Supplied information:
◆ ◆ ◆ ◆ ◆
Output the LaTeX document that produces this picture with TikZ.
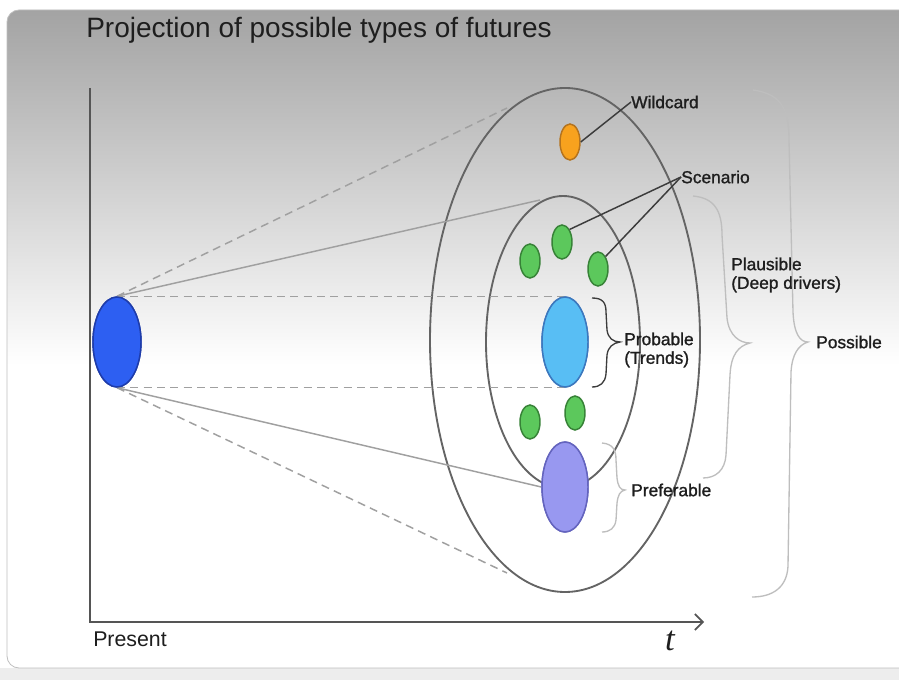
\documentclass[tikz,border=0pt]{standalone}
\usepackage{fontspec}
\setmainfont{Liberation Sans}
\newfontfamily\lblfont[FakeBold=1.2]{Liberation Sans}
\newfontfamily\tserif{Liberation Serif}
\usetikzlibrary{shapes.geometric,arrows.meta}
\definecolor{bgtop}{RGB}{163,163,163}
\definecolor{txt}{RGB}{30,30,30}
\definecolor{ringc}{RGB}{100,100,100}
\definecolor{connc}{RGB}{160,160,160}
\definecolor{ptrc}{RGB}{60,60,60}
\definecolor{brc}{RGB}{190,190,190}
\definecolor{axisc}{RGB}{85,85,85}
\definecolor{gfill}{RGB}{92,200,92}
\definecolor{gdraw}{RGB}{55,130,55}
\definecolor{ofill}{RGB}{248,162,30}
\definecolor{odraw}{RGB}{180,115,30}
\definecolor{lbfill}{RGB}{88,190,244}
\definecolor{lbdraw}{RGB}{60,120,190}
\definecolor{pfill}{RGB}{152,152,240}
\definecolor{pdraw}{RGB}{100,100,190}
\definecolor{bfill}{RGB}{45,95,242}
\definecolor{bdraw}{RGB}{30,60,170}
\begin{document}
\begin{tikzpicture}[x=0.75pt,y=-0.75pt,
  lbl/.style={font=\lblfont\fontsize{13}{14}\selectfont, text=txt, inner sep=0pt, anchor=west, align=left},
  blob/.style={ellipse, draw, line width=1.1pt, inner sep=0pt, minimum width=15pt, minimum height=25.5pt},
  bigblob/.style={blob, minimum width=34.5pt, minimum height=67.5pt},
  ring/.style={ellipse, draw=ringc, line width=1.4pt, inner sep=0pt},
  conn/.style={draw=connc, line width=1.1pt},
  dconn/.style={conn, dash pattern=on 6pt off 4pt},
  pointer/.style={draw=ptrc, line width=1.1pt},
  bracec/.style={draw=brc, line width=1pt},
  axis/.style={draw=axisc, line width=1.3pt}]
\useasboundingbox (0,0) rectangle (899,680);
% background frame
\fill[white] (0,0) rectangle (899,680);
\fill[black!7] (0,668) rectangle (899,680);
\begin{scope}
  \clip[rounded corners=9pt] (7,10) rectangle (930,668);
  \shade[top color=bgtop, bottom color=white] (7,10) rectangle (930,365);
  \fill[white] (7,365) rectangle (930,668);
\end{scope}
\draw[black!25, line width=0.6pt, rounded corners=9pt] (7,10) rectangle (930,668);

% title
\node[anchor=west, inner sep=0pt, text=txt, font=\fontsize{21}{24}\selectfont] (title) at (86,30) {Projection of possible types of futures};

% axes
\coordinate (ytop) at (90,88);
\coordinate (orig) at (90,622);
\coordinate (xend) at (704,622);
\draw[axis, -{Straight Barb[length=6pt,width=12pt,line width=1.2pt]}] (ytop) -- (orig) -- (xend);
\node[anchor=west, inner sep=0pt, text=txt, font=\fontsize{16}{18}\selectfont] (present) at (93,639) {Present};
\node[inner sep=0pt, text=txt, font=\tserif\itshape\fontsize{26}{28}\selectfont] (t) at (670,641) {t};

% rings
\node[ring, minimum width=202.5pt, minimum height=378pt] (possible) at (565,340) {};
\node[ring, minimum width=115.5pt, minimum height=219pt] (plausible) at (563,342) {};

% named points on rings
\coordinate (outtop) at (507,108);
\coordinate (outbot) at (507,573);
\coordinate (intop) at (540,200);

% present blob
\node[bigblob, fill=bfill, draw=bdraw, minimum width=36pt, minimum height=67.5pt] (present blob) at (117,342) {};
\node[bigblob, fill=lbfill, draw=lbdraw] (probable) at (565,342) {};
\node[bigblob, fill=pfill, draw=pdraw] (preferable) at (565,487) {};

% projection lines
\draw[dconn] (present blob.north) -- (outtop);
\draw[dconn] (present blob.south) -- (outbot);
\draw[conn] (present blob.north) -- (intop);
\draw[conn] (present blob.south) -- (preferable.west);
\draw[dconn] (present blob.north) -- (probable.north);
\draw[dconn] (present blob.south) -- (probable.south);

% redraw blobs on top
\node[bigblob, fill=bfill, draw=bdraw, minimum width=36pt, minimum height=67.5pt] at (117,342) {};
\node[bigblob, fill=lbfill, draw=lbdraw] at (565,342) {};
\node[bigblob, fill=pfill, draw=pdraw] at (565,487) {};

% small blobs
\node[blob, fill=ofill, draw=odraw, minimum height=27pt] (wild) at (570,142) {};
\node[blob, fill=gfill, draw=gdraw] (g1) at (562,242) {};
\node[blob, fill=gfill, draw=gdraw] (g2) at (530,261) {};
\node[blob, fill=gfill, draw=gdraw] (g3) at (598,269) {};
\node[blob, fill=gfill, draw=gdraw] (g4) at (530,422) {};
\node[blob, fill=gfill, draw=gdraw] (g5) at (575,413) {};

% labels
\node[lbl] (wildlbl) at (631,102) {Wildcard};
\node[lbl] (scenlbl) at (681,177) {Scenario};
\node[lbl] (problbl) at (624,350) {Probable\\(Trends)};
\node[lbl] (preflbl) at (631,490) {Preferable};
\node[lbl] (plauslbl) at (731,275) {Plausible\\(Deep drivers)};
\node[lbl] (posslbl) at (816,342) {Possible};

% pointers
\draw[pointer] (wild.east) -- (wildlbl.west);
\draw[pointer] (scenlbl.west) -- (g1.north east);
\draw[pointer] (scenlbl.west) -- (g3.north east);

% braces
\draw[draw=ptrc, line width=1pt] (592,298) .. controls (603,298) and (606,303) .. (606,312) -- (607,330) .. controls (608,338) and (613,342) .. (620,342) .. controls (613,343) and (608,347) .. (607,355) -- (606,374) .. controls (605,383) and (600,387) .. (592,387);
\draw[bracec] (602,443) .. controls (613,444) and (616,450) .. (616,460) -- (617,478) .. controls (618,486) and (620,490) .. (625,490) .. controls (620,491) and (618,495) .. (617,503) -- (616,520) .. controls (615,528) and (610,532) .. (602,532);
\draw[bracec] (693,196) .. controls (714,198) and (722,210) .. (722,235) -- (727,318) .. controls (729,336) and (740,343) .. (750,343) .. controls (738,346) and (731,355) .. (730,375) -- (726,455) .. controls (725,470) and (716,478) .. (703,478);
\draw[bracec] (753,90) .. controls (782,94) and (789,110) .. (789,140) -- (793,312) .. controls (794,334) and (800,342) .. (808,342) .. controls (798,345) and (792,355) .. (791,372) -- (788,566) .. controls (787,588) and (772,597) .. (752,597);
\end{tikzpicture}
\end{document}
◆ ◆ ◆ ◆ ◆
Goal: Quote the data above in full and without alteration; skip the pictures.

Finished answer:
Output the LaTeX document that produces this picture with TikZ.
\documentclass[tikz,border=0pt]{standalone}
\usepackage{fontspec}
\setmainfont{Liberation Sans}
\newfontfamily\lblfont[FakeBold=1.2]{Liberation Sans}
\newfontfamily\tserif{Liberation Serif}
\usetikzlibrary{shapes.geometric,arrows.meta}
\definecolor{bgtop}{RGB}{163,163,163}
\definecolor{txt}{RGB}{30,30,30}
\definecolor{ringc}{RGB}{100,100,100}
\definecolor{connc}{RGB}{160,160,160}
\definecolor{ptrc}{RGB}{60,60,60}
\definecolor{brc}{RGB}{190,190,190}
\definecolor{axisc}{RGB}{85,85,85}
\definecolor{gfill}{RGB}{92,200,92}
\definecolor{gdraw}{RGB}{55,130,55}
\definecolor{ofill}{RGB}{248,162,30}
\definecolor{odraw}{RGB}{180,115,30}
\definecolor{lbfill}{RGB}{88,190,244}
\definecolor{lbdraw}{RGB}{60,120,190}
\definecolor{pfill}{RGB}{152,152,240}
\definecolor{pdraw}{RGB}{100,100,190}
\definecolor{bfill}{RGB}{45,95,242}
\definecolor{bdraw}{RGB}{30,60,170}
\begin{document}
\begin{tikzpicture}[x=0.75pt,y=-0.75pt,
  lbl/.style={font=\lblfont\fontsize{13}{14}\selectfont, text=txt, inner sep=0pt, anchor=west, align=left},
  blob/.style={ellipse, draw, line width=1.1pt, inner sep=0pt, minimum width=15pt, minimum height=25.5pt},
  bigblob/.style={blob, minimum width=34.5pt, minimum height=67.5pt},
  ring/.style={ellipse, draw=ringc, line width=1.4pt, inner sep=0pt},
  conn/.style={draw=connc, line width=1.1pt},
  dconn/.style={conn, dash pattern=on 6pt off 4pt},
  pointer/.style={draw=ptrc, line width=1.1pt},
  bracec/.style={draw=brc, line width=1pt},
  axis/.style={draw=axisc, line width=1.3pt}]
\useasboundingbox (0,0) rectangle (899,680);
% background frame
\fill[white] (0,0) rectangle (899,680);
\fill[black!7] (0,668) rectangle (899,680);
\begin{scope}
  \clip[rounded corners=9pt] (7,10) rectangle (930,668);
  \shade[top color=bgtop, bottom color=white] (7,10) rectangle (930,365);
  \fill[white] (7,365) rectangle (930,668);
\end{scope}
\draw[black!25, line width=0.6pt, rounded corners=9pt] (7,10) rectangle (930,668);

% title
\node[anchor=west, inner sep=0pt, text=txt, font=\fontsize{21}{24}\selectfont] (title) at (86,30) {Projection of possible types of futures};

% axes
\coordinate (ytop) at (90,88);
\coordinate (orig) at (90,622);
\coordinate (xend) at (704,622);
\draw[axis, -{Straight Barb[length=6pt,width=12pt,line width=1.2pt]}] (ytop) -- (orig) -- (xend);
\node[anchor=west, inner sep=0pt, text=txt, font=\fontsize{16}{18}\selectfont] (present) at (93,639) {Present};
\node[inner sep=0pt, text=txt, font=\tserif\itshape\fontsize{26}{28}\selectfont] (t) at (670,641) {t};

% rings
\node[ring, minimum width=202.5pt, minimum height=378pt] (possible) at (565,340) {};
\node[ring, minimum width=115.5pt, minimum height=219pt] (plausible) at (563,342) {};

% named points on rings
\coordinate (outtop) at (507,108);
\coordinate (outbot) at (507,573);
\coordinate (intop) at (540,200);

% present blob
\node[bigblob, fill=bfill, draw=bdraw, minimum width=36pt, minimum height=67.5pt] (present blob) at (117,342) {};
\node[bigblob, fill=lbfill, draw=lbdraw] (probable) at (565,342) {};
\node[bigblob, fill=pfill, draw=pdraw] (preferable) at (565,487) {};

% projection lines
\draw[dconn] (present blob.north) -- (outtop);
\draw[dconn] (present blob.south) -- (outbot);
\draw[conn] (present blob.north) -- (intop);
\draw[conn] (present blob.south) -- (preferable.west);
\draw[dconn] (present blob.north) -- (probable.north);
\draw[dconn] (present blob.south) -- (probable.south);

% redraw blobs on top
\node[bigblob, fill=bfill, draw=bdraw, minimum width=36pt, minimum height=67.5pt] at (117,342) {};
\node[bigblob, fill=lbfill, draw=lbdraw] at (565,342) {};
\node[bigblob, fill=pfill, draw=pdraw] at (565,487) {};

% small blobs
\node[blob, fill=ofill, draw=odraw, minimum height=27pt] (wild) at (570,142) {};
\node[blob, fill=gfill, draw=gdraw] (g1) at (562,242) {};
\node[blob, fill=gfill, draw=gdraw] (g2) at (530,261) {};
\node[blob, fill=gfill, draw=gdraw] (g3) at (598,269) {};
\node[blob, fill=gfill, draw=gdraw] (g4) at (530,422) {};
\node[blob, fill=gfill, draw=gdraw] (g5) at (575,413) {};

% labels
\node[lbl] (wildlbl) at (631,102) {Wildcard};
\node[lbl] (scenlbl) at (681,177) {Scenario};
\node[lbl] (problbl) at (624,350) {Probable\\(Trends)};
\node[lbl] (preflbl) at (631,490) {Preferable};
\node[lbl] (plauslbl) at (731,275) {Plausible\\(Deep drivers)};
\node[lbl] (posslbl) at (816,342) {Possible};

% pointers
\draw[pointer] (wild.east) -- (wildlbl.west);
\draw[pointer] (scenlbl.west) -- (g1.north east);
\draw[pointer] (scenlbl.west) -- (g3.north east);

% braces
\draw[draw=ptrc, line width=1pt] (592,298) .. controls (603,298) and (606,303) .. (606,312) -- (607,330) .. controls (608,338) and (613,342) .. (620,342) .. controls (613,343) and (608,347) .. (607,355) -- (606,374) .. controls (605,383) and (600,387) .. (592,387);
\draw[bracec] (602,443) .. controls (613,444) and (616,450) .. (616,460) -- (617,478) .. controls (618,486) and (620,490) .. (625,490) .. controls (620,491) and (618,495) .. (617,503) -- (616,520) .. controls (615,528) and (610,532) .. (602,532);
\draw[bracec] (693,196) .. controls (714,198) and (722,210) .. (722,235) -- (727,318) .. controls (729,336) and (740,343) .. (750,343) .. controls (738,346) and (731,355) .. (730,375) -- (726,455) .. controls (725,470) and (716,478) .. (703,478);
\draw[bracec] (753,90) .. controls (782,94) and (789,110) .. (789,140) -- (793,312) .. controls (794,334) and (800,342) .. (808,342) .. controls (798,345) and (792,355) .. (791,372) -- (788,566) .. controls (787,588) and (772,597) .. (752,597);
\end{tikzpicture}
\end{document}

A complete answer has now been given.